Manduca didn’t reveal how many warehouses will be part of the direct program, and didn’t specify the markets into which the program would expand. But he hinted that e-commerce has seen a “real upswing” in France, which is GXO’s third-largest market by revenue, and that the company also is seeing good growth in Spain and Italy. Netherlands, the fourth-largest market for GXO, also appears to be a possibility.

The company also is gaining inroads into Germany thanks to its $1.3 billion acquisition of Clipper Logistics last October, according to Manduca. Clipper gave GXO another 50 warehouses, totaling 10 million square feet across Europe.

Manduca even credits the acquired company for helping GXO recently land and expand with businesses like Farfetch, which he said was “probably a contract that we wouldn’t necessarily have won, were it not for the fact that we had Clipper onboard.”

GXO currently has a sales pipeline of $2.3 billion, which represents business that is currently in the negotiation stage but not yet won. Baris Oran, chief financial officer at GXO, said in the earnings call that the pipeline typically turns over twice a year, meaning the company’s market opportunity is roughly $4.6 billion for the full year.

Through the end of April, the company secured more than $800 million worth of incremental revenue for 2023, equaling revenue growth of 9 percent year-to-date. The company signed new partnerships and expanded relationships across multiple verticals and markets with Vivienne Westwood, Sainsbury’s, Google, Kellogg’s and Unilever among others.
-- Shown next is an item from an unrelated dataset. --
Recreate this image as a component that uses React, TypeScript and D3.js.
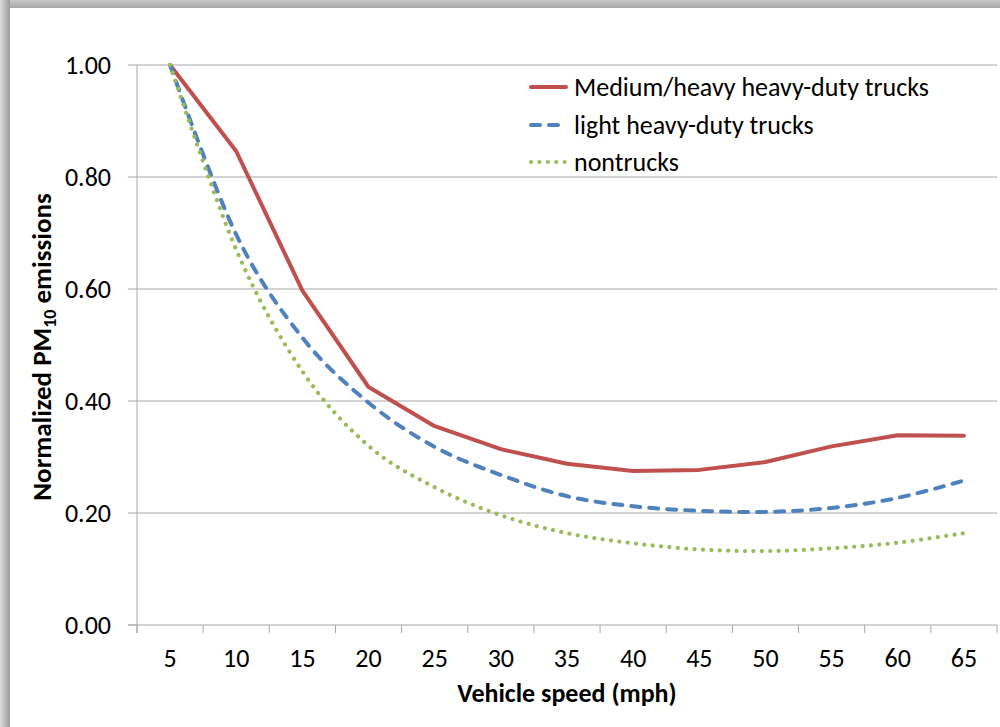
import React from 'react';
import * as d3 from 'd3';

const speeds = ['5', '10', '15', '20', '25', '30', '35', '40', '45', '50', '55', '60', '65'];
const mediumHeavy = [1.0, 0.846, 0.597, 0.425, 0.355, 0.314, 0.288, 0.275, 0.277, 0.291, 0.319, 0.339, 0.338];
const lightHeavy = [1.0, 0.697, 0.513, 0.397, 0.318, 0.268, 0.23, 0.212, 0.204, 0.202, 0.209, 0.227, 0.258];
const nontrucks = [1.0, 0.67, 0.453, 0.32, 0.246, 0.196, 0.164, 0.146, 0.135, 0.132, 0.137, 0.147, 0.164];
const yTicks = [0, 0.2, 0.4, 0.6, 0.8, 1.0];

const seriesNames = ['Medium/heavy heavy-duty trucks', 'light heavy-duty trucks', 'nontrucks'];

const W = 1000;
const H = 727;
const FONT = 'Carlito, Calibri, Lato, sans-serif';

export default function App() {
  const x = d3.scaleBand<string>().domain(speeds).range([137, 997]);
  const y = d3.scaleLinear().domain([0, 1]).range([625, 65]);
  const bw = x.bandwidth();
  const cx = (d: string) => (x(d) as number) + bw / 2;

  const lineLinear = d3.line<number>().x((_, i) => cx(speeds[i])).y((v) => y(v));
  const lineSmooth = d3
    .line<number>()
    .x((_, i) => cx(speeds[i]))
    .y((v) => y(v))
    .curve(d3.curveCardinal.tension(0));

  const series = [
    { name: seriesNames[0], values: mediumHeavy, color: '#C0504D', dash: undefined, width: 4, cap: 'round', gen: lineLinear },
    { name: seriesNames[1], values: lightHeavy, color: '#4F81BD', dash: '9 9', width: 4, cap: 'round', gen: lineSmooth },
    { name: seriesNames[2], values: nontrucks, color: '#9BBB59', dash: '0.01 8.4', width: 4.2, cap: 'round', gen: lineSmooth },
  ];

  const bounds = [...speeds.map((d) => x(d) as number), 137 + bw * speeds.length];
  const legendY = [87, 125, 162];

  return (
    <div style={{ position: 'absolute', left: 0, top: 0 }}>
      <svg width={W} height={H} style={{ display: 'block' }} fontFamily={FONT}>
        <defs>
          <linearGradient id="shL" x1="0" x2="1" y1="0" y2="0">
            <stop offset="0" stopColor="#dcdcdc" />
            <stop offset="1" stopColor="#9a9a9a" />
          </linearGradient>
          <linearGradient id="shT" x1="0" x2="0" y1="0" y2="1">
            <stop offset="0" stopColor="#c8c8c8" />
            <stop offset="1" stopColor="#a8a8a8" />
          </linearGradient>
        </defs>
        <rect x={0} y={0} width={W} height={H} fill="#ffffff" />
        <rect x={0} y={0} width={W} height={8} fill="url(#shT)" />
        <rect x={0} y={0} width={10} height={H} fill="url(#shL)" />
        <rect x={10} y={8} width={W - 10} height={H - 8} fill="#ffffff" />

        {/* gridlines */}
        {yTicks.filter((t) => t > 0).map((t) => (
          <line key={t} x1={137} x2={997} y1={y(t)} y2={y(t)} stroke="#a6a6a6" strokeWidth={1} />
        ))}
        {/* axes */}
        <line x1={137} x2={137} y1={65} y2={633} stroke="#a6a6a6" strokeWidth={1} />
        <line x1={128} x2={997} y1={625} y2={625} stroke="#a6a6a6" strokeWidth={1} />
        {yTicks.map((t) => (
          <line key={'yt' + t} x1={128} x2={137} y1={y(t)} y2={y(t)} stroke="#a6a6a6" strokeWidth={1} />
        ))}
        {bounds.map((b, i) => (
          <line key={'xt' + i} x1={b} x2={b} y1={625} y2={633} stroke="#a6a6a6" strokeWidth={1} />
        ))}

        {/* y tick labels */}
        {yTicks.map((t) => (
          <text key={'yl' + t} x={111} y={y(t)} dy="0.36em" textAnchor="end" fontSize={26} fill="#000">
            {t.toFixed(2)}
          </text>
        ))}
        {/* x tick labels */}
        {speeds.map((s) => (
          <text key={'xl' + s} x={cx(s)} y={667} textAnchor="middle" fontSize={26} fill="#000">
            {s}
          </text>
        ))}

        {/* series */}
        {series.map((s) => (
          <path
            key={s.name}
            d={s.gen(s.values) as string}
            fill="none"
            stroke={s.color}
            strokeWidth={s.width}
            strokeDasharray={s.dash}
            strokeLinecap={s.cap as any}
            strokeLinejoin="round"
          />
        ))}

        {/* legend */}
        {series.map((s, i) => (
          <g key={'lg' + i}>
            <line
              x1={531}
              x2={566}
              y1={legendY[i]}
              y2={legendY[i]}
              stroke={s.color}
              strokeWidth={s.width}
              strokeDasharray={s.dash}
              strokeLinecap={s.cap as any}
            />
            <text x={574} y={legendY[i]} dy="0.36em" fontSize={26} fill="#000">
              {s.name}
            </text>
          </g>
        ))}

        {/* axis titles */}
        <text x={567} y={702} textAnchor="middle" fontSize={26} fontWeight="bold" fill="#000">
          Vehicle speed (mph)
        </text>
        <text
          transform={`translate(51, 347) rotate(-90)`}
          textAnchor="middle"
          fontSize={27}
          fontWeight="bold"
          fill="#000"
        >
          Normalized PM
          <tspan fontSize={18} dy={5}>10</tspan>
          <tspan dy={-5}> emissions</tspan>
        </text>
      </svg>
    </div>
  );
}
In addition, about $362 million in revenue is locked in through 2024, which puts the company 38 percent ahead of where it was at this stage last year.

For the first quarter, GXO Logistics generated a net income of $26 million, or 21 cents on a per-share basis. When adjusted for one-time gains and costs, earnings were 49 cents per share.

The company raised its full-year adjusted diluted earnings guidance by 10 cents per share to between $2.40 and $2.60 per share, and maintained its outlook for organic revenue growth of 6 percent to 8 percent.